Читать книгу «Заря всего. Новая история человечества» онлайн полностью📖 — Дэвида Гребера — MyBook.

Глава I. Прощание с детством человечества или Почему это не книга о происхождении неравенства

«Это настроение ощущается во всех сферах: политической, общественной, философской. Мы живем во время, которое греки называли Καιρός, „верное мгновение“ – для „метаморфозы богов“, фундаментальных принципов и символов»[3].

К. Г. Юнг «Нераскрытая самость» (1958)

Бо́льшая часть человеческой истории безвозвратно утрачена. Наш вид, Homo sapiens, существует уже по меньшей мере двести тысяч лет, но мы не имеем никакого представления о том, что происходило с людьми бо́льшую часть этого времени. Например, рисунки и письмена в пещере Альтамира на севере Испании создавались на протяжении десяти тысяч лет, примерно между 25 000 и 15 000 годами до нашей эры. Вероятно, в этот период произошло множество важных событий. Но у нас нет никакой возможности что-либо о них узнать.

Для многих это не имеет особого значения, ведь мы редко задумываемся об истории человечества в такой широкой перспективе. Нам незачем об этом думать. Если подобный вопрос и возникает, то во время размышлений о том, почему в мире царит хаос и почему люди так плохо поступают друг с другом, – то есть когда речь заходит о причинах войн, жадности, эксплуатации и систематического безразличия к страданиям других. Мы всегда были такими или в какой-то момент что-то пошло не так?

По большому счету это теологическая дискуссия. Вопрос по сути звучит так: люди по своей природе добрые или злые? Но если задуматься, то вопрос, сформулированный таким образом, оказывается бессмысленным. «Добро» и «зло» – это чисто человеческие понятия. Никому бы не пришло в голову говорить, используя такие категории, о рыбе или о дереве, поскольку «добро» и «зло» – это понятия, придуманные людьми для того, чтобы сравнивать себя друг с другом. Выходит, что спорить о том, добрые или злые люди по своей природе – это то же самое, что спорить о том, худые ли или полные по своей природе люди.

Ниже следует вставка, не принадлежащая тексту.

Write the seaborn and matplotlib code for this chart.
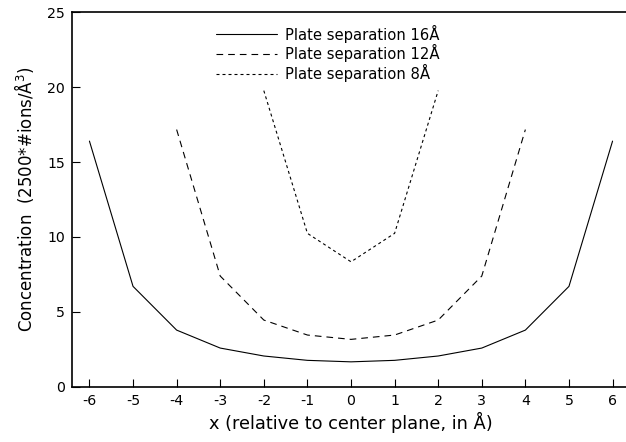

Тем не менее, когда мы всё же размышляем о тех уроках, которые можно извлечь из доисторического периода, то почти неизбежно возвращаемся к подобным вопросам. Всем известен ответ, который дает христианство: сначала люди были безгрешными, но затем запятнали себя первородным грехом. Мы хотели уподобиться Богу и понесли наказание; теперь человечество обречено находиться в падшем состоянии, и нам остается только надеяться на будущее спасение. Современное популярное изложение этой истории представляет собой несколько модернизированную версию работы Жан-Жака Руссо «Рассуждение о происхождении и основании неравенства между людьми», написанной в 1754 году. Давным-давно люди были охотниками-собирателями, которые пребывали в затянувшемся состоянии детской невинности и проживали небольшими группами. Группы эти являлись эгалитарными в силу своей малочисленности. Та счастливая жизнь закончилась только после наступления «аграрной революции» и далее с возникновением городов. Ей на смену пришли «цивилизация» и «государство». Они принесли с собой письменность, науку, философию, но одновременно с этим почти всё плохое, что есть в человеческой жизни: патриархат, регулярные армии, массовые казни и назойливых бюрократов, требующих, чтобы мы проводили бо́льшую часть своей жизни, заполняя разные бумажки.

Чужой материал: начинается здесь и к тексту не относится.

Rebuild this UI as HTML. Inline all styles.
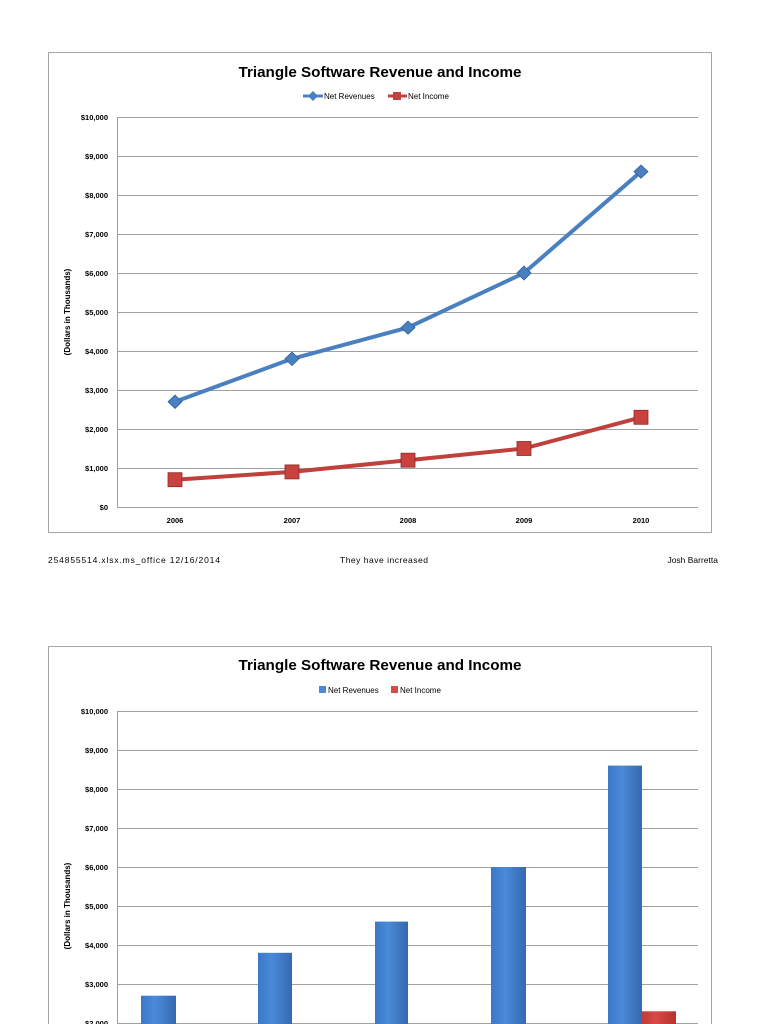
<!DOCTYPE html>
<html><head><meta charset="utf-8"><style>
html,body{margin:0;padding:0;background:#fff;width:768px;height:1024px;overflow:hidden}
svg text{font-family:"Liberation Sans",sans-serif}
</style></head><body>
<svg width="768" height="1024" viewBox="0 0 768 1024" xmlns="http://www.w3.org/2000/svg">
<defs>
<linearGradient id="bb" x1="0" x2="1" y1="0" y2="0"><stop offset="0" stop-color="#3a78c9"/><stop offset="0.4" stop-color="#4a8ad8"/><stop offset="1" stop-color="#3569b0"/></linearGradient>
<linearGradient id="rb" x1="0" x2="1" y1="0" y2="0"><stop offset="0" stop-color="#c43a36"/><stop offset="0.4" stop-color="#d84a44"/><stop offset="1" stop-color="#b8312e"/></linearGradient>
</defs>
<!-- Chart 1 -->
<rect x="48.5" y="52.5" width="663" height="480" fill="#fff" stroke="#a6a6a6"/>
<text x="380" y="77" font-size="15" font-weight="bold" text-anchor="middle" fill="#000" textLength="283" lengthAdjust="spacingAndGlyphs">Triangle Software Revenue and Income</text>
<line x1="303" y1="96" x2="323" y2="96" stroke="#4a7fc0" stroke-width="3"/>
<path d="M313 91 L318 96 L313 101 L308 96Z" fill="#4a7fc0"/>
<text x="324" y="99" font-size="8" fill="#000">Net Revenues</text>
<line x1="388" y1="96" x2="407" y2="96" stroke="#c0403c" stroke-width="3"/>
<rect x="393" y="92" width="8" height="8" fill="#c0403c"/>
<text x="408" y="99" font-size="8" fill="#000">Net Income</text>
<g stroke="#a0a0a0" stroke-width="1">
<line x1="117" y1="117.5" x2="698" y2="117.5"/><line x1="117" y1="156.5" x2="698" y2="156.5"/><line x1="117" y1="195.5" x2="698" y2="195.5"/><line x1="117" y1="234.5" x2="698" y2="234.5"/><line x1="117" y1="273.5" x2="698" y2="273.5"/><line x1="117" y1="312.5" x2="698" y2="312.5"/><line x1="117" y1="351.5" x2="698" y2="351.5"/><line x1="117" y1="390.5" x2="698" y2="390.5"/><line x1="117" y1="429.5" x2="698" y2="429.5"/><line x1="117" y1="468.5" x2="698" y2="468.5"/><line x1="117" y1="507.5" x2="698" y2="507.5"/>
<line x1="117.5" y1="117" x2="117.5" y2="507"/>
</g>
<g font-size="7.5" font-weight="bold" text-anchor="end" fill="#000">
<text x="108" y="120">$10,000</text><text x="108" y="159">$9,000</text><text x="108" y="198">$8,000</text><text x="108" y="237">$7,000</text><text x="108" y="276">$6,000</text><text x="108" y="315">$5,000</text><text x="108" y="354">$4,000</text><text x="108" y="393">$3,000</text><text x="108" y="432">$2,000</text><text x="108" y="471">$1,000</text><text x="108" y="510">$0</text>
</g>
<text transform="translate(70,312) rotate(-90)" font-size="8" font-weight="bold" text-anchor="middle">(Dollars in Thousands)</text>
<g font-size="7.5" font-weight="bold" text-anchor="middle">
<text x="175" y="523">2006</text><text x="292" y="523">2007</text><text x="408" y="523">2008</text><text x="524" y="523">2009</text><text x="641" y="523">2010</text>
</g>
<polyline points="175,401.7 292,358.8 408,327.6 524,273 641,171.6" fill="none" stroke="#4a7fc0" stroke-width="4" stroke-linejoin="round"/>
<g fill="#4a7fc0" stroke="#2f5f9a" stroke-width="0.8">
<path d="M175 395 L182 401.7 L175 408.4 L168 401.7Z"/><path d="M292 352 L299 358.8 L292 365.6 L285 358.8Z"/><path d="M408 321 L415 327.6 L408 334.2 L401 327.6Z"/><path d="M524 266 L531 273 L524 280 L517 273Z"/><path d="M641 165 L648 171.6 L641 178.2 L634 171.6Z"/>
</g>
<polyline points="175,479.7 292,471.9 408,460.2 524,448.5 641,417.3" fill="none" stroke="#c0403c" stroke-width="4" stroke-linejoin="round"/>
<g fill="#c8423e" stroke="#8f2a27" stroke-width="0.8">
<rect x="168" y="472.7" width="14" height="14"/><rect x="285" y="464.9" width="14" height="14"/><rect x="401" y="453.2" width="14" height="14"/><rect x="517" y="441.5" width="14" height="14"/><rect x="634" y="410.3" width="14" height="14"/>
</g>
<!-- footer -->
<g font-size="8.5" fill="#000">
<text x="48" y="563" textLength="172" lengthAdjust="spacing">254855514.xlsx.ms_office  12/16/2014</text>
<text x="340" y="563" textLength="88" lengthAdjust="spacing">They have increased</text>
<text x="718" y="563" text-anchor="end">Josh Barretta</text>
</g>
<!-- Chart 2 -->
<rect x="48.5" y="646.5" width="663" height="400" fill="#fff" stroke="#a6a6a6"/>
<text x="380" y="670" font-size="15" font-weight="bold" text-anchor="middle" fill="#000" textLength="283" lengthAdjust="spacingAndGlyphs">Triangle Software Revenue and Income</text>
<rect x="319" y="686" width="7" height="7" fill="#4a8ad8"/>
<text x="328" y="693" font-size="8" fill="#000">Net Revenues</text>
<rect x="391" y="686" width="7" height="7" fill="#d84a44"/>
<text x="400" y="693" font-size="8" fill="#000">Net Income</text>
<g stroke="#a0a0a0" stroke-width="1">
<line x1="117" y1="711.5" x2="698" y2="711.5"/><line x1="117" y1="750.5" x2="698" y2="750.5"/><line x1="117" y1="789.5" x2="698" y2="789.5"/><line x1="117" y1="828.5" x2="698" y2="828.5"/><line x1="117" y1="867.5" x2="698" y2="867.5"/><line x1="117" y1="906.5" x2="698" y2="906.5"/><line x1="117" y1="945.5" x2="698" y2="945.5"/><line x1="117" y1="984.5" x2="698" y2="984.5"/><line x1="117" y1="1023.5" x2="698" y2="1023.5"/>
<line x1="117.5" y1="711" x2="117.5" y2="1024"/>
</g>
<g font-size="7.5" font-weight="bold" text-anchor="end" fill="#000">
<text x="108" y="714">$10,000</text><text x="108" y="753">$9,000</text><text x="108" y="792">$8,000</text><text x="108" y="831">$7,000</text><text x="108" y="870">$6,000</text><text x="108" y="909">$5,000</text><text x="108" y="948">$4,000</text><text x="108" y="987">$3,000</text><text x="108" y="1026">$2,000</text>
</g>
<text transform="translate(70,906) rotate(-90)" font-size="8" font-weight="bold" text-anchor="middle">(Dollars in Thousands)</text>
<g fill="url(#bb)">
<rect x="141" y="995.7" width="35" height="40"/>
<rect x="258" y="952.8" width="34" height="80"/>
<rect x="375" y="921.6" width="33" height="110"/>
<rect x="491" y="867" width="35" height="160"/>
<rect x="608" y="765.6" width="34" height="260"/>
</g>
<rect x="642" y="1011.3" width="34" height="20" fill="url(#rb)"/>
</svg>
</body></html>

Конечно, это сильное упрощение, но примерно так и выглядит история зарождения цивилизации, которую мы слышим каждый раз, когда кто-то, начиная с организационных психологов и заканчивая революционными мыслителями, говорит что-то вроде «но, конечно, бо́льшую часть своей истории люди жили в группах по десять-двадцать человек» или «вероятно, сельское хозяйство – это самая большая ошибка человечества». И как мы увидим впоследствии, многие популярные авторы вполне открыто высказывают этот тезис. Проблема в том, что любой, кто ищет альтернативу такому довольно депрессивному взгляду на историю, в скором времени обнаружит, что единственная альтернатива еще хуже: если не Руссо, то Томас Гоббс.

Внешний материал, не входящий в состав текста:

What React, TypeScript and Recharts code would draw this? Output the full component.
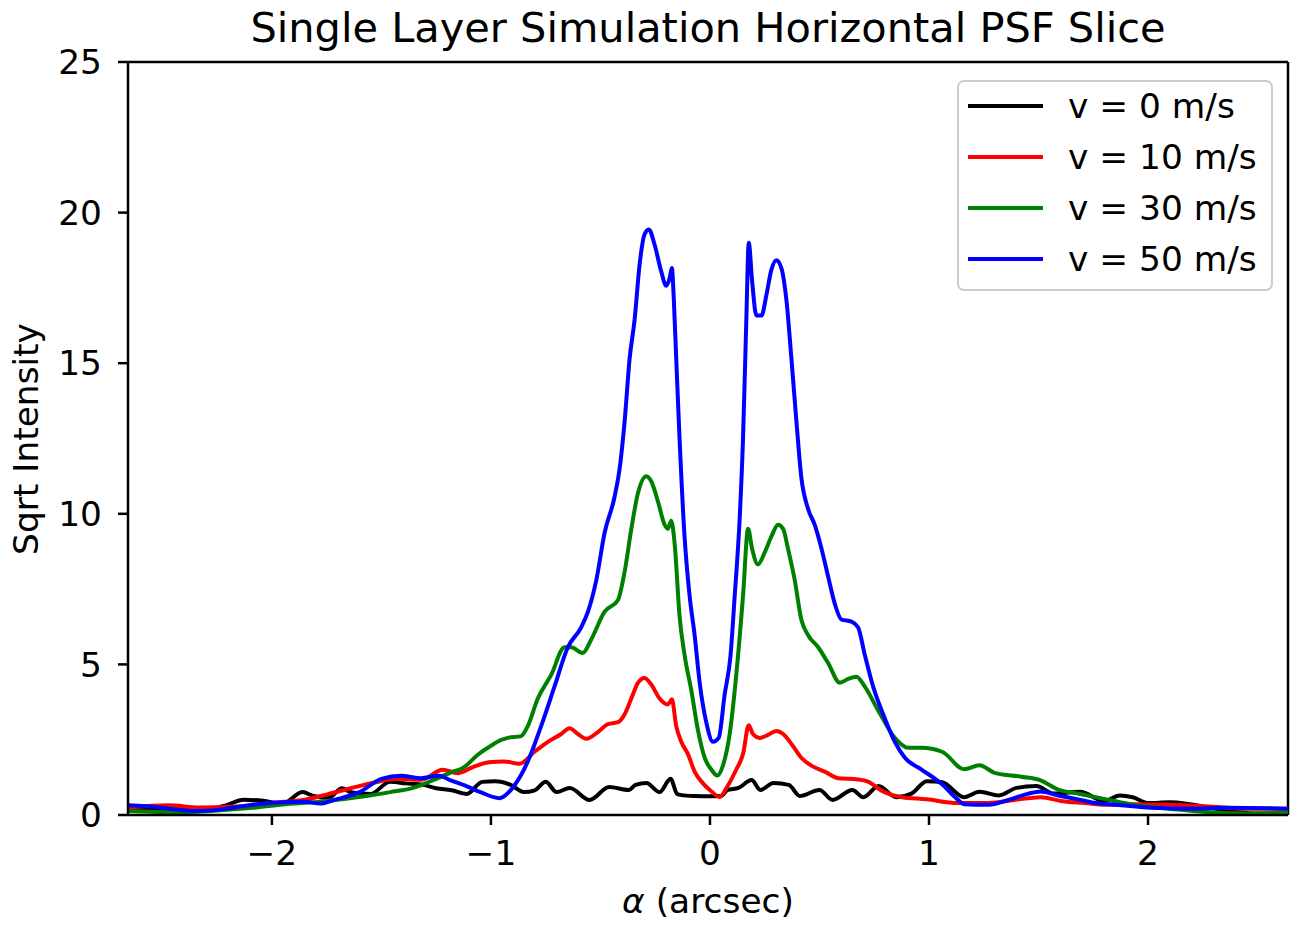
import React, { useLayoutEffect } from 'react';
import { LineChart, Line, XAxis, YAxis, Legend, ReferenceLine } from 'recharts';

// ---- data (alpha in arcsec, sqrt intensity) ----
const v0: [number, number][] = [
  [-2.657, 0.19], [-2.51, 0.19], [-2.33, 0.19], [-2.21, 0.32], [-2.13, 0.51], [-2.04, 0.47], [-1.95, 0.38],
  [-1.86, 0.76], [-1.81, 0.63], [-1.74, 0.57], [-1.68, 0.89], [-1.64, 0.76], [-1.55, 0.7], [-1.46, 1.1],
  [-1.39, 1.05], [-1.31, 1.0], [-1.25, 0.89], [-1.18, 0.82], [-1.11, 0.7], [-1.04, 1.1], [-0.98, 1.12],
  [-0.91, 1.0], [-0.85, 0.76], [-0.8, 0.82], [-0.75, 1.1], [-0.7, 0.76], [-0.64, 0.9], [-0.55, 0.5],
  [-0.46, 0.93], [-0.37, 0.83], [-0.34, 1.0], [-0.29, 1.06], [-0.23, 0.76], [-0.18, 1.2], [-0.15, 0.7],
  [-0.13, 0.66], [-0.07, 0.63], [0.0, 0.62], [0.05, 0.63], [0.08, 0.83], [0.13, 0.9], [0.19, 1.16],
  [0.23, 0.83], [0.29, 1.06], [0.36, 1.0], [0.41, 0.63], [0.5, 0.83], [0.56, 0.5], [0.65, 0.83], [0.7, 0.59],
  [0.77, 0.96], [0.85, 0.59], [0.92, 0.71], [0.99, 1.12], [1.06, 1.09], [1.16, 0.59], [1.23, 0.77],
  [1.32, 0.65], [1.4, 0.9], [1.49, 0.96], [1.57, 0.71], [1.69, 0.77], [1.8, 0.46], [1.87, 0.65],
  [1.93, 0.59], [2.0, 0.4], [2.1, 0.42], [2.19, 0.36], [2.36, 0.15], [2.5, 0.05], [2.639, 0.05],
];

const v10: [number, number][] = [
  [-2.657, 0.25], [-2.47, 0.32], [-2.33, 0.25], [-2.16, 0.28], [-1.99, 0.41], [-1.85, 0.51], [-1.74, 0.7],
  [-1.64, 0.89], [-1.53, 1.08], [-1.43, 1.2], [-1.32, 1.17], [-1.22, 1.5], [-1.15, 1.39], [-1.08, 1.6],
  [-1.01, 1.75], [-0.94, 1.78], [-0.87, 1.7], [-0.801, 2.1], [-0.74, 2.43], [-0.679, 2.69], [-0.641, 2.88],
  [-0.603, 2.69], [-0.565, 2.53], [-0.512, 2.75], [-0.466, 3.02], [-0.42, 3.08], [-0.39, 3.34], [-0.352, 4.0],
  [-0.329, 4.39], [-0.299, 4.55], [-0.268, 4.33], [-0.23, 3.87], [-0.192, 3.67], [-0.174, 3.84], [-0.154, 2.95],
  [-0.131, 2.43], [-0.101, 2.03], [-0.07, 1.44], [-0.032, 1.05], [0.006, 0.79], [0.044, 0.6], [0.082, 0.98],
  [0.12, 1.51], [0.151, 2.03], [0.177, 2.98], [0.196, 2.69], [0.227, 2.56], [0.265, 2.66], [0.303, 2.79],
  [0.334, 2.69], [0.372, 2.36], [0.417, 1.9], [0.463, 1.64], [0.524, 1.44], [0.585, 1.22], [0.676, 1.18],
  [0.722, 1.11], [0.786, 0.8], [0.87, 0.6], [0.99, 0.52], [1.13, 0.4], [1.27, 0.4], [1.39, 0.5], [1.51, 0.59],
  [1.61, 0.46], [1.71, 0.4], [1.81, 0.34], [1.93, 0.36], [2.1, 0.34], [2.28, 0.28], [2.45, 0.21], [2.639, 0.21],
];

const v30: [number, number][] = [
  [-2.657, 0.13], [-2.42, 0.09], [-2.25, 0.15], [-2.07, 0.25], [-1.9, 0.38], [-1.78, 0.44], [-1.67, 0.53],
  [-1.57, 0.63], [-1.46, 0.76], [-1.36, 0.89], [-1.25, 1.2], [-1.17, 1.45], [-1.13, 1.55], [-1.06, 2.0],
  [-1.0, 2.3], [-0.95, 2.5], [-0.923, 2.56], [-0.862, 2.62], [-0.832, 2.95], [-0.786, 3.87], [-0.725, 4.65],
  [-0.664, 5.57], [-0.634, 5.57], [-0.581, 5.38], [-0.542, 5.83], [-0.481, 6.75], [-0.42, 7.14], [-0.39, 8.06],
  [-0.359, 9.5], [-0.329, 10.68], [-0.291, 11.25], [-0.268, 11.08], [-0.238, 10.42], [-0.207, 9.64],
  [-0.192, 9.5], [-0.177, 9.77], [-0.161, 8.98], [-0.139, 6.62], [-0.116, 5.31], [-0.085, 4.13],
  [-0.055, 2.82], [-0.024, 1.9], [0.006, 1.51], [0.034, 1.31], [0.059, 1.64], [0.09, 2.69], [0.12, 4.65],
  [0.151, 7.28], [0.174, 9.5], [0.192, 8.85], [0.219, 8.32], [0.25, 8.72], [0.28, 9.24], [0.311, 9.64],
  [0.334, 9.5], [0.356, 8.85], [0.387, 7.8], [0.417, 6.49], [0.448, 5.97], [0.494, 5.57], [0.539, 5.05],
  [0.593, 4.39], [0.631, 4.52], [0.669, 4.59], [0.707, 4.26], [0.768, 3.47], [0.844, 2.56], [0.905, 2.23],
  [0.966, 2.23], [1.06, 2.1], [1.16, 1.52], [1.23, 1.65], [1.3, 1.4], [1.42, 1.27], [1.51, 1.15], [1.59, 0.84],
  [1.68, 0.71], [1.81, 0.52], [1.93, 0.34], [2.1, 0.21], [2.28, 0.09], [2.45, 0.05], [2.639, 0.09],
];

const v50: [number, number][] = [
  [-2.657, 0.32], [-2.51, 0.25], [-2.4, 0.15], [-2.33, 0.13], [-2.23, 0.19], [-2.11, 0.32], [-1.99, 0.41],
  [-1.85, 0.44], [-1.78, 0.38], [-1.71, 0.51], [-1.6, 0.76], [-1.5, 1.2], [-1.41, 1.3], [-1.32, 1.22],
  [-1.24, 1.3], [-1.18, 1.14], [-1.11, 0.95], [-1.045, 0.75], [-0.961, 0.56], [-0.893, 0.98], [-0.832, 1.77],
  [-0.771, 2.95], [-0.71, 4.26], [-0.649, 5.57], [-0.588, 6.23], [-0.557, 6.75], [-0.519, 7.8], [-0.481, 9.37],
  [-0.436, 10.55], [-0.413, 11.47], [-0.39, 13.04], [-0.367, 15.14], [-0.344, 16.45], [-0.321, 18.29],
  [-0.299, 19.27], [-0.279, 19.44], [-0.253, 18.94], [-0.222, 18.03], [-0.2, 17.57], [-0.184, 17.83],
  [-0.174, 18.16], [-0.165, 17.1], [-0.154, 15.14], [-0.139, 12.52], [-0.116, 9.24], [-0.093, 7.28],
  [-0.07, 5.97], [-0.047, 4.39], [-0.017, 3.08], [0.014, 2.43], [0.04, 2.56], [0.067, 4.0], [0.094, 5.31],
  [0.113, 7.28], [0.136, 9.9], [0.151, 12.52], [0.166, 16.45], [0.177, 19.0], [0.192, 17.76], [0.212, 16.58],
  [0.235, 16.58], [0.257, 17.24], [0.28, 18.09], [0.303, 18.42], [0.326, 18.16], [0.349, 17.1], [0.372, 15.14],
  [0.395, 13.04], [0.417, 11.21], [0.448, 10.16], [0.478, 9.64], [0.509, 8.85], [0.539, 7.93], [0.57, 7.01],
  [0.6, 6.49], [0.646, 6.42], [0.676, 6.23], [0.707, 5.31], [0.745, 4.26], [0.798, 3.21], [0.844, 2.43],
  [0.89, 1.9], [0.966, 1.51], [1.06, 1.02], [1.13, 0.52], [1.16, 0.36], [1.27, 0.34], [1.37, 0.52],
  [1.455, 0.71], [1.51, 0.78], [1.59, 0.65], [1.68, 0.52], [1.76, 0.4], [1.85, 0.34], [2.02, 0.24],
  [2.19, 0.21], [2.36, 0.24], [2.639, 0.21],
];

const seriesNames = ['v = 0 m/s', 'v = 10 m/s', 'v = 30 m/s', 'v = 50 m/s'];
const seriesColors = ['#000000', '#ff0000', '#008000', '#0000ff'];
const seriesData = [v0, v10, v30, v50];
const xTicks = [-2, -1, 0, 1, 2];
const yTicks = [0, 5, 10, 15, 20, 25];
const xDomain: [number, number] = [-2.657, 2.639];
const yDomain: [number, number] = [0, 25];
const titleText = 'Single Layer Simulation Horizontal PSF Slice';
const yLabelText = 'Sqrt Intensity';

// ---- layout (chart placed at page origin) ----
const W = 1291;
const H = 925;
const FONT = 'DejaVu Sans, sans-serif';
const TICK_FS = 34.4;
const TITLE_FS = 41.5;

const fmt = (v: number) => (v < 0 ? '\u2212' + Math.abs(v) : String(v));

const renderLegend = () => (
  <svg width={316} height={211} style={{ display: 'block' }}>
    <rect x={1} y={1} width={314} height={209} rx={6} ry={6} fill="#ffffff" fillOpacity={0.8} stroke="#cccccc" strokeWidth={2} />
    {seriesNames.map((n, i) => (
      <g key={n}>
        <line x1={11} x2={86} y1={26 + i * 51} y2={26 + i * 51} stroke={seriesColors[i]} strokeWidth={4} />
        <text x={111} y={26 + i * 51 + 12.2} fontFamily={FONT} fontSize={TICK_FS} fill="#000">{n}</text>
      </g>
    ))}
  </svg>
);

export default function App() {
  useLayoutEffect(() => {
    document.documentElement.style.overflow = 'hidden';
    document.body.style.margin = '0';
  }, []);
  return (
    <div style={{ position: 'relative', width: W, height: H, overflow: 'hidden' }}>
      <LineChart width={W} height={H} margin={{ top: 62, right: 3, left: 0, bottom: 0 }}>
        <XAxis
          type="number"
          dataKey="x"
          domain={xDomain}
          allowDataOverflow
          ticks={xTicks}
          tickFormatter={fmt}
          height={110}
          tickSize={10}
          tickMargin={16}
          stroke="#000"
          axisLine={{ stroke: '#000', strokeWidth: 2.5 }}
          tickLine={{ stroke: '#000', strokeWidth: 2.5 }}
          tick={{ fill: '#000', fontSize: TICK_FS, fontFamily: FONT }}
          label={{
            content: () => (
              <text x={708} y={913} textAnchor="middle" fontFamily={FONT} fontSize={TICK_FS} fill="#000">
                <tspan fontStyle="italic">α</tspan> (arcsec)
              </text>
            ),
          }}
        />
        <YAxis
          type="number"
          domain={yDomain}
          ticks={yTicks}
          width={128}
          tickSize={10}
          tickMargin={16}
          stroke="#000"
          axisLine={{ stroke: '#000', strokeWidth: 2.5 }}
          tickLine={{ stroke: '#000', strokeWidth: 2.5 }}
          tick={{ fill: '#000', fontSize: TICK_FS, fontFamily: FONT }}
          label={{
            content: () => (
              <text x={38} y={439} transform="rotate(-90 38 439)" textAnchor="middle" fontFamily={FONT} fontSize={TICK_FS} fill="#000">
                {yLabelText}
              </text>
            ),
          }}
        />
        <ReferenceLine y={yDomain[1]} stroke="#000" strokeWidth={2.5} ifOverflow="visible" />
        <ReferenceLine x={xDomain[1]} stroke="#000" strokeWidth={2.5} ifOverflow="visible" />
        {seriesData.map((d, i) => (
          <Line
            key={seriesNames[i]}
            name={seriesNames[i]}
            data={d.map(([x, y]) => ({ x, y }))}
            dataKey="y"
            type="monotone"
            stroke={seriesColors[i]}
            strokeWidth={4}
            dot={false}
            activeDot={false}
            isAnimationActive={false}
          />
        ))}
        <Legend
          layout="vertical"
          align="center"
          verticalAlign="middle"
          content={renderLegend}
          wrapperStyle={{ position: 'absolute', left: 957, top: 80, width: 316, height: 211 }}
        />
      </LineChart>
      <svg width={W} height={60} style={{ position: 'absolute', left: 0, top: 0, pointerEvents: 'none' }}>
        <text x={708} y={42} textAnchor="middle" fontFamily={FONT} fontSize={TITLE_FS} fill="#000">
          {titleText}
        </text>
      </svg>
    </div>
  );
}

«Левиафан» Гоббса, опубликованный в 1651 году, во многих отношениях стал основополагающим текстом современной политической теории. Гоббс утверждал, что люди по своей сути эгоистичные создания, а жизнь в естественном состоянии не была невинной; напротив, она была «одинока, бедна, беспросветна, тупа и кратковременна» – короче говоря, люди жили в состоянии войны всех против всех. Прогресс и выход из этого мрачного состояния, как сказал бы последователь Гоббса, стал возможным преимущественно благодаря тем репрессивным механизмам, на которые жаловался Руссо: правительству, суду, бюрократии и полиции. Такая точка зрения на историю человечества тоже существует уже очень давно. Неслучайно в английском языке слова politics («политика»), polite («вежливый») и police («полиция») звучат почти одинаково – они произошли от греческого корня polis, или «город». Латинский перевод этого слова – civitas, отсюда произошли такие слова, как civility («вежливость»), civic («гражданский») и определенное современное понимание «цивилизации» (civilization).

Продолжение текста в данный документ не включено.